Enter Michael Bourn. Take a guy who has a .354 on-base percentage, add him to an offense whose leadoff hitters ranked 26th in baseball in OBP 'til he showed up and see what happens.

Now consider the lineup-changing effect of Bourn's 32-SB wheels (injected into a roster that had swiped 42 all year). And, finally, add in his top-of-the-charts defense. And this was a monster of a deal, especially considering the Braves were able to make it without giving up any of the elite pitching prospects they had balked at trading for Beltran or Pence.

If Bourn fits in and does what he was imported to do, said one scout, "this team is going to be dangerous."

Now, it bears mentioning that Stark has both the Giants and Phillies listed as winners at the trade deadline.  Thus, by improving the team, the Braves essentially stayed in place relative to two other prime contenders in the National League.  That said, the Braves paid less of a price than the Giants and Phillies did, hence the plaudits for Frank Wren.

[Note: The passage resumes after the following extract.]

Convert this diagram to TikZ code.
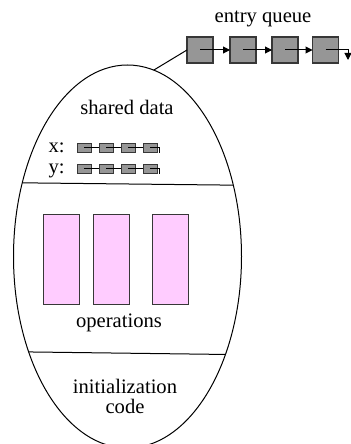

And speaking of that price, here is Keith Law savaging the Astros and salving the consciences of Braves fans that the team gave up too much ($):

Bourn's best tool is his glove -- he covers a ton of ground in center and is one of the league's best half-dozen or so defenders at the position. At the plate he has almost no power, but despite that can at least foul off better fastballs that beat most zero-power hitters, and he draws enough walks to keep his OBP up over .340; his OBP of .363 this year would be third in Atlanta's lineup. Bourn is probably worth more than a win to the team during the rest of the regular season, but this move looks like it's more about improving run prevention in the postseason while reducing the number of automatic outs in Atlanta's lineup by one. He's under control through 2012, solving one position for the team for next year as well.

The return for Houston, however, is shockingly poor -- quantity over quality, to say the least -- and can't do Ed Wade any good in extending his status as GM beyond "lame duck." It makes me wonder if Houston had a ranking of Atlanta's top 25 prospects but looked at it upside-down.

Again, the merits of the deal won’t be felt so much this year – the Braves are better, but the Giants and Phillies also added outfielders who can hit – but rather over the coming years when the prices of the three deals in terms of prospects come into full view (assuming that the general consensus of the value of the minor leaguers traded by the three contenders turns out to be correct).

Here is R.J. Anderson of the Baseball Prospectus noting that the deal will increase the Braves’ already-excellent odds of making the playoffs and it will also have the knock-on effect of reducing the odds that the team will pick up Nate McLouth’s 2012 option ($):

With that in mind, Bourn is going to solve two problems for Atlanta. The first is obvious, as he will take over center field on an everyday basis. The Braves have not received much production out of the position from Nate McLouth or Jordan Schafer this season, and along with the other options they’ve run out there, they have a cumulative line of .241/.322/.324. As for the Braves leadoff hitters, they have hit .254/.306/.365 this season but somehow have managed .320/.389/.443 to open games. There probably isn’t much to that discrepancy other than selective sampling breeding some weird results, and Bourn should be an upgrade overall.

Bourn will not qualify for free agency until after next season, so this isn’t the typical rental situation. The guy who stands to lose the most in Bourn’s acquisition is McLouth as he will concede playing time and now stands even smaller chance of returning next season—although his play and the looming team option valued at over $10.5 million were doing a nice job of eliminating that possibility on their own. Barring the Braves doing something silly, like demoting Jason Heyward, McLouth figures to slide into a reserve role once he returns from the disabled list.

The Braves held an 87 percent shot at the postseason prior to today’s trade; look for those odds to increase and for Bourn to appear in the playoffs for the second time in his career this October.

The only downside will be for headline writers, who will now have to pick between bad “Brave New World” puns and even worse “Bourn[e] Identity” puns.